AIM OF THE EXERCISE ::
Reproduce nothing except the lines between the line with "Write the Apache ECharts code for this chart." and the line with "const legendIcon = 'path://M2,0", both ends included, and please leave out pictures.

ENTRIES ::
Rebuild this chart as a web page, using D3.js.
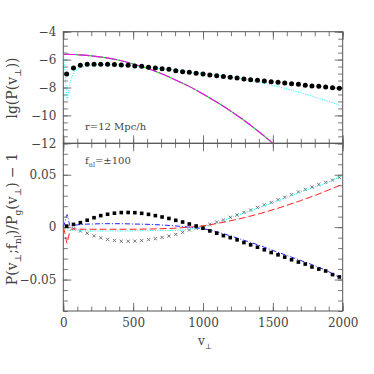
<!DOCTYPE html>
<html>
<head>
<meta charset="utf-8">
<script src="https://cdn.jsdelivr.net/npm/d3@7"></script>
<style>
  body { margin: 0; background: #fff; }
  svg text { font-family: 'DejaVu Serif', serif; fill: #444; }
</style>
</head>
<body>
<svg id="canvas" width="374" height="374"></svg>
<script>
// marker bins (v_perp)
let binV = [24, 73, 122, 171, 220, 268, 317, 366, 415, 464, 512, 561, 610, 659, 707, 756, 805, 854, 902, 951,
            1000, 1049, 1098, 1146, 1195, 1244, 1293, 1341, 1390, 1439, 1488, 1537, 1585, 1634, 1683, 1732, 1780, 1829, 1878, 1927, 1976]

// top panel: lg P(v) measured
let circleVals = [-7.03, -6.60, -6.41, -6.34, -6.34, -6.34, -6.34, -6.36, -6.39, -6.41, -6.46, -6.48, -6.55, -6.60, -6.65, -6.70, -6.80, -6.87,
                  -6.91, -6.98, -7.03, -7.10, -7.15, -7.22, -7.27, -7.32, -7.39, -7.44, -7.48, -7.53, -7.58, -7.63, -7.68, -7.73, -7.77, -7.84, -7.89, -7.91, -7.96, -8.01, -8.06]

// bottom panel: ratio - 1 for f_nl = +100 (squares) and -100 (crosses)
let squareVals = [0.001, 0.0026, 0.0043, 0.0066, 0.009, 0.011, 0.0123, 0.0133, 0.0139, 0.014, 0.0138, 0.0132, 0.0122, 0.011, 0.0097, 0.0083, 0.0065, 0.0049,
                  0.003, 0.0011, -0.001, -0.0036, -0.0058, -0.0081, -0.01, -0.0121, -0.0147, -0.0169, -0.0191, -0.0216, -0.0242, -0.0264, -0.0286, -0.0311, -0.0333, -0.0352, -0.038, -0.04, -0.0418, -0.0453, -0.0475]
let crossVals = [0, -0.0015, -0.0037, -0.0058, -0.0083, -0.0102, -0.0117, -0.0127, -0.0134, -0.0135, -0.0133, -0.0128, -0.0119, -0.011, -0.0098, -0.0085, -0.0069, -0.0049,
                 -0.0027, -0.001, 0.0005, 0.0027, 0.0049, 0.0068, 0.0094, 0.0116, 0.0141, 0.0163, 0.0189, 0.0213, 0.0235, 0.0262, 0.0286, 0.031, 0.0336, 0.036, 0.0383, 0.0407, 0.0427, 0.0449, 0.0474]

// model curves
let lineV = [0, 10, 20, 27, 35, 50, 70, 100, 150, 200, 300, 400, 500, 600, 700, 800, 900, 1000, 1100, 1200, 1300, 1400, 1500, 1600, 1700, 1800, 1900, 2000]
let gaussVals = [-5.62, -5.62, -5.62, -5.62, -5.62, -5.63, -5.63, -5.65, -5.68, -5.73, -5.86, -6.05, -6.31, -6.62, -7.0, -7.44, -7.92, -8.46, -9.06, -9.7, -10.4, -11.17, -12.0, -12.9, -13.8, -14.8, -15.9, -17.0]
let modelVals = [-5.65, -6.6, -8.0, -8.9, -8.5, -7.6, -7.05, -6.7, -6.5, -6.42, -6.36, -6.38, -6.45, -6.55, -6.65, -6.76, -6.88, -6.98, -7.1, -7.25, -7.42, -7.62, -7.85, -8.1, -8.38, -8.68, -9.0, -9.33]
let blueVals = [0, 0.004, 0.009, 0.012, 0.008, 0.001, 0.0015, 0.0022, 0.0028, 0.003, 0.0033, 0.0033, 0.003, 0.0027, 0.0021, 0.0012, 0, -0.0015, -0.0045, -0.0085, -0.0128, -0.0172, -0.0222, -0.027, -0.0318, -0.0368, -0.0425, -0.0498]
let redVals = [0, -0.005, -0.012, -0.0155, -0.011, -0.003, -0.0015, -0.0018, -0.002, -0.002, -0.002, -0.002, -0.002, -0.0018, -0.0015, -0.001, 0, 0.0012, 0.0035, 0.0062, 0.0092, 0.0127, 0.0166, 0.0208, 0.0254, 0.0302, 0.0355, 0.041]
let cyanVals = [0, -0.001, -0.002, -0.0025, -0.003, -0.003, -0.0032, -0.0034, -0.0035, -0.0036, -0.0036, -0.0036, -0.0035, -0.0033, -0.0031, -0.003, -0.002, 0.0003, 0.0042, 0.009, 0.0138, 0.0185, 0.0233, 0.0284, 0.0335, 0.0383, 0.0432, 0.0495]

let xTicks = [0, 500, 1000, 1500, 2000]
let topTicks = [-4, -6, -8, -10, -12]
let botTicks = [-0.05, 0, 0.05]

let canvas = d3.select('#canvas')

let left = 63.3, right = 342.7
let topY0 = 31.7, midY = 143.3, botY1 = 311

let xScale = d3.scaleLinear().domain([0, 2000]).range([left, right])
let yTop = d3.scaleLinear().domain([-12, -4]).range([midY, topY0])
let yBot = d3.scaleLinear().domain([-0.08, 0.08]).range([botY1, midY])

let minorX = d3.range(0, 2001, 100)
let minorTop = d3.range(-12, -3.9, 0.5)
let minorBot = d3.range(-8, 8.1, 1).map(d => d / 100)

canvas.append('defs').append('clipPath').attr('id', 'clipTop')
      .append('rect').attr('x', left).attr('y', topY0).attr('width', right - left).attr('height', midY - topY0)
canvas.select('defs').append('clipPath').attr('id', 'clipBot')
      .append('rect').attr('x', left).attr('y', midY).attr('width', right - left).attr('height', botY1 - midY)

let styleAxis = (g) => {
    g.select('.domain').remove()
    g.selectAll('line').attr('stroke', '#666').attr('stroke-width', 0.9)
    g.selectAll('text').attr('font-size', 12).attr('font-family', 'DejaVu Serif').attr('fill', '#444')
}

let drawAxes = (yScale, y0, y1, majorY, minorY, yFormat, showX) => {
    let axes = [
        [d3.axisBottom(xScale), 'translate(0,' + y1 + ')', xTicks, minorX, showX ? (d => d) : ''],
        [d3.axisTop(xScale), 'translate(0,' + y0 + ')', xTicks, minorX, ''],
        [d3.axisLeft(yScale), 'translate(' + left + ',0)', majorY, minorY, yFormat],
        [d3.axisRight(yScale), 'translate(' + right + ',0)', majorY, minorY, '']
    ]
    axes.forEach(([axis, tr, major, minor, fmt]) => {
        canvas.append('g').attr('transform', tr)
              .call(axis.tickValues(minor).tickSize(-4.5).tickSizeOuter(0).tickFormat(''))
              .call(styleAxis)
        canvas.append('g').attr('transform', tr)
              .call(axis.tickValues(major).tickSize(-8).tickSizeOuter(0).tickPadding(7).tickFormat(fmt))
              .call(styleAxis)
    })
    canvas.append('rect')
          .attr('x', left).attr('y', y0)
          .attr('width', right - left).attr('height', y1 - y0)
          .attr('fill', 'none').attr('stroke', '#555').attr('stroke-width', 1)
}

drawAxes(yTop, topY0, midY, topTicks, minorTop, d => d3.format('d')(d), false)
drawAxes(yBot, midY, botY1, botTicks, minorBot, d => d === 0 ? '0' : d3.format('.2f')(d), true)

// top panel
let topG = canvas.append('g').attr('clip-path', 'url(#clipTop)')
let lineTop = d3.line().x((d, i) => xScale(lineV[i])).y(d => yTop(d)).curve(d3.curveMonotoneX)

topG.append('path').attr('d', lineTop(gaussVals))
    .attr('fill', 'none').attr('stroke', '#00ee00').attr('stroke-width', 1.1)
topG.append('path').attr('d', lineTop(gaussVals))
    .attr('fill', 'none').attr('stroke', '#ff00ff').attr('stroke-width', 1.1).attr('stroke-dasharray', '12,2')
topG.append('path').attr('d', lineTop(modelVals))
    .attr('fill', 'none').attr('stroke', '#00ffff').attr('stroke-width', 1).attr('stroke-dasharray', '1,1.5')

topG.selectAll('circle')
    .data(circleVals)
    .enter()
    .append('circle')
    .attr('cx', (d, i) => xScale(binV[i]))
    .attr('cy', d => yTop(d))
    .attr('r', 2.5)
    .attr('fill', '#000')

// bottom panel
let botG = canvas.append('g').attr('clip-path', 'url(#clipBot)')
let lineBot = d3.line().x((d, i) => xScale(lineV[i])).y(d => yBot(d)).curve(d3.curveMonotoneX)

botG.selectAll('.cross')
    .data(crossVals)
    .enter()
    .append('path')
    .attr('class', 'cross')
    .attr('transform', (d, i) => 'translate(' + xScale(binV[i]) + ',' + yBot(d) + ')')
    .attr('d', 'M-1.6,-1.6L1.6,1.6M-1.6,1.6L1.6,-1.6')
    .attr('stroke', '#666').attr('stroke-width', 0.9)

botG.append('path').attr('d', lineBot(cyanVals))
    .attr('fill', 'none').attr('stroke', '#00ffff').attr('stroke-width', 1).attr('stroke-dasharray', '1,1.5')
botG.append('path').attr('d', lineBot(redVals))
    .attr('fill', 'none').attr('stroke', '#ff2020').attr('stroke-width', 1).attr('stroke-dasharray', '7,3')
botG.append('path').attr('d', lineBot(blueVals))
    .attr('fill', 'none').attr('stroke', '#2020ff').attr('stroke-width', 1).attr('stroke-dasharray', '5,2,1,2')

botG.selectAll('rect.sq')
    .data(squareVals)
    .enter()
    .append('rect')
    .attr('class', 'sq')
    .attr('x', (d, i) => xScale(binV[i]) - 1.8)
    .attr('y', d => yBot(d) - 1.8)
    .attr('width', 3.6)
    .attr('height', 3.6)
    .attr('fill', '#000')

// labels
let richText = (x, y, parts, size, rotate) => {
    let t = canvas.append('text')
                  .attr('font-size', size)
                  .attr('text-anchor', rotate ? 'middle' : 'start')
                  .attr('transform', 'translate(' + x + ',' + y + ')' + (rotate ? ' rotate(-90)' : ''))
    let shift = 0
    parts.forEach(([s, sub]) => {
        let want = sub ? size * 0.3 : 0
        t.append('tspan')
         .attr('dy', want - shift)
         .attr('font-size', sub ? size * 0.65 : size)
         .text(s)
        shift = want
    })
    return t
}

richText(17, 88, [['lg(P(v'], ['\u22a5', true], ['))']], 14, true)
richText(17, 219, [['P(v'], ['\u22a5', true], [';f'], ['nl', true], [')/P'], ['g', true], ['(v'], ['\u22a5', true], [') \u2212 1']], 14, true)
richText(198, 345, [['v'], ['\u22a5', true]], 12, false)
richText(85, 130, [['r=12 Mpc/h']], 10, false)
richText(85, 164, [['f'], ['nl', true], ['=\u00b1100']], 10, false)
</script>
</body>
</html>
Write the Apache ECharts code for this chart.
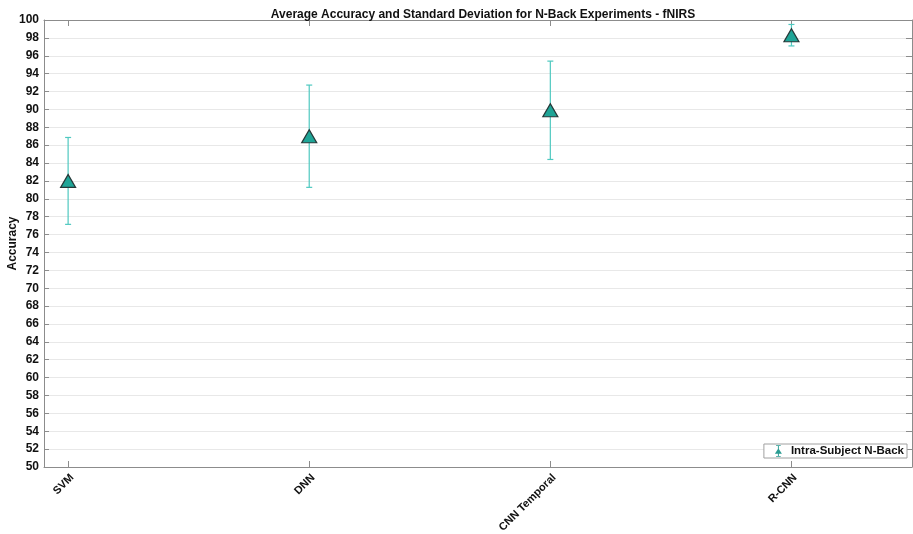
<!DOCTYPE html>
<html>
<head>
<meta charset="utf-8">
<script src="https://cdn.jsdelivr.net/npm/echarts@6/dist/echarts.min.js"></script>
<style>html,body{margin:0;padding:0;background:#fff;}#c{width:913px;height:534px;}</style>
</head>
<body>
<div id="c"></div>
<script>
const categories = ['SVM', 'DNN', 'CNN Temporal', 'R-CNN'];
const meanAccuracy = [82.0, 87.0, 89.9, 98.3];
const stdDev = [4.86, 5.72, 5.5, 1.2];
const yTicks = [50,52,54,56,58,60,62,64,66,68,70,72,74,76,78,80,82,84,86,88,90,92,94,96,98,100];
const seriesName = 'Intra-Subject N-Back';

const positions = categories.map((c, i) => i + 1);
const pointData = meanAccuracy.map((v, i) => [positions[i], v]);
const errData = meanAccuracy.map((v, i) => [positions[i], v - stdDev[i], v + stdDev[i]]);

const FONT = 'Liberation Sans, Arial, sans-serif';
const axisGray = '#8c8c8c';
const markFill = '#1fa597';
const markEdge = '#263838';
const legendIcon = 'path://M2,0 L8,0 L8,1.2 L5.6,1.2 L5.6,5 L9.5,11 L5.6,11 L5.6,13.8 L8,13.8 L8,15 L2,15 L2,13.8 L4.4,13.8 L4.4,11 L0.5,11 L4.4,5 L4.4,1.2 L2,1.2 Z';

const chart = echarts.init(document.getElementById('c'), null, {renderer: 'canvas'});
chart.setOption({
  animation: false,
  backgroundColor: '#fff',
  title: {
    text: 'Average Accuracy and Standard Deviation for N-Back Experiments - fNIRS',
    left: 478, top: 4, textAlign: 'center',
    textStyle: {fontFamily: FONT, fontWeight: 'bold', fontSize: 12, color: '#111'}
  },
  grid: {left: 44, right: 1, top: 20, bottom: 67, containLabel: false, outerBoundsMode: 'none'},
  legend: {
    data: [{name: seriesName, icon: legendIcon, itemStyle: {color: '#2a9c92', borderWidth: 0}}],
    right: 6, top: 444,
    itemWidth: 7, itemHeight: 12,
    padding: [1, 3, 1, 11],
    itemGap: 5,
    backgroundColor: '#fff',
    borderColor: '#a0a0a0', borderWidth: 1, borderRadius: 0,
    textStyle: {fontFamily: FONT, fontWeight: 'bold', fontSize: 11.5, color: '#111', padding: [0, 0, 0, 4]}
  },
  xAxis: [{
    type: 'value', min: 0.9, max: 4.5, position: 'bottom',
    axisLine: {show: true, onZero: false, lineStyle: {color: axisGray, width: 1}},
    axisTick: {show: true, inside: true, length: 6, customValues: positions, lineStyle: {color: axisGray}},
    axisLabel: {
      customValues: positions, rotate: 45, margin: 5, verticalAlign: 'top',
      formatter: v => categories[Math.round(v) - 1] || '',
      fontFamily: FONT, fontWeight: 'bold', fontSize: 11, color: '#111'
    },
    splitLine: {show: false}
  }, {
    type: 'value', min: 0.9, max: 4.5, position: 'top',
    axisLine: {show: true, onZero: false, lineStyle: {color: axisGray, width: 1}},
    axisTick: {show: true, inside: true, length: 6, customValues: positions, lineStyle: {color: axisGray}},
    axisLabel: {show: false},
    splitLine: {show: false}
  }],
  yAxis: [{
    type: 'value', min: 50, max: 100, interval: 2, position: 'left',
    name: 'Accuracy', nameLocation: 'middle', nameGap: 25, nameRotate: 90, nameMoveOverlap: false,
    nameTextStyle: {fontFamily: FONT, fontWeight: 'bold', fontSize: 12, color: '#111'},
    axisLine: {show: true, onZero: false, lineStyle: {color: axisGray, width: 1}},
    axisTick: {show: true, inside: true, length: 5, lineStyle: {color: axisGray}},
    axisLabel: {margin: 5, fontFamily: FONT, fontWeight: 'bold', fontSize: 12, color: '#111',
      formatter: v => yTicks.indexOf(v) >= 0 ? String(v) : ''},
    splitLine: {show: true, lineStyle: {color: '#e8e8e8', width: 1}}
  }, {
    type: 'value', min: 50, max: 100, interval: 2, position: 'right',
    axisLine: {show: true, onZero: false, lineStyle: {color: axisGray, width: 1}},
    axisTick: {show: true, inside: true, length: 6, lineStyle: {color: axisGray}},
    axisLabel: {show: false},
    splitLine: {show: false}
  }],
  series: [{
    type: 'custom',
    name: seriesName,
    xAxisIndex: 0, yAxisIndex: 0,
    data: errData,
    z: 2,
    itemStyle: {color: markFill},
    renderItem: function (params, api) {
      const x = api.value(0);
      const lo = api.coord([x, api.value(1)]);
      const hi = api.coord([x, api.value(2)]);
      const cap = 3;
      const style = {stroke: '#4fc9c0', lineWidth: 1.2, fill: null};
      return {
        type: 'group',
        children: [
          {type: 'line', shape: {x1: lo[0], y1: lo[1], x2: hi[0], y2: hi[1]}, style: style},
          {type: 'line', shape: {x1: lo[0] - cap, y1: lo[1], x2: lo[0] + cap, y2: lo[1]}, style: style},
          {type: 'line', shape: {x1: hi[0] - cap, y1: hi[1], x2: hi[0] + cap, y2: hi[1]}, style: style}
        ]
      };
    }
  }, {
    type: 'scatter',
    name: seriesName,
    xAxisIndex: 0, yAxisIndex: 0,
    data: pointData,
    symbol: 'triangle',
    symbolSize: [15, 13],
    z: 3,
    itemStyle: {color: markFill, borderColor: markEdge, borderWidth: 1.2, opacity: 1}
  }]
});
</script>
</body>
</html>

REPLY ::
Write the Apache ECharts code for this chart.
<!DOCTYPE html>
<html>
<head>
<meta charset="utf-8">
<script src="https://cdn.jsdelivr.net/npm/echarts@6/dist/echarts.min.js"></script>
<style>html,body{margin:0;padding:0;background:#fff;}#c{width:913px;height:534px;}</style>
</head>
<body>
<div id="c"></div>
<script>
const categories = ['SVM', 'DNN', 'CNN Temporal', 'R-CNN'];
const meanAccuracy = [82.0, 87.0, 89.9, 98.3];
const stdDev = [4.86, 5.72, 5.5, 1.2];
const yTicks = [50,52,54,56,58,60,62,64,66,68,70,72,74,76,78,80,82,84,86,88,90,92,94,96,98,100];
const seriesName = 'Intra-Subject N-Back';

const positions = categories.map((c, i) => i + 1);
const pointData = meanAccuracy.map((v, i) => [positions[i], v]);
const errData = meanAccuracy.map((v, i) => [positions[i], v - stdDev[i], v + stdDev[i]]);

const FONT = 'Liberation Sans, Arial, sans-serif';
const axisGray = '#8c8c8c';
const markFill = '#1fa597';
const markEdge = '#263838';
const legendIcon = 'path://M2,0 L8,0 L8,1.2 L5.6,1.2 L5.6,5 L9.5,11 L5.6,11 L5.6,13.8 L8,13.8 L8,15 L2,15 L2,13.8 L4.4,13.8 L4.4,11 L0.5,11 L4.4,5 L4.4,1.2 L2,1.2 Z';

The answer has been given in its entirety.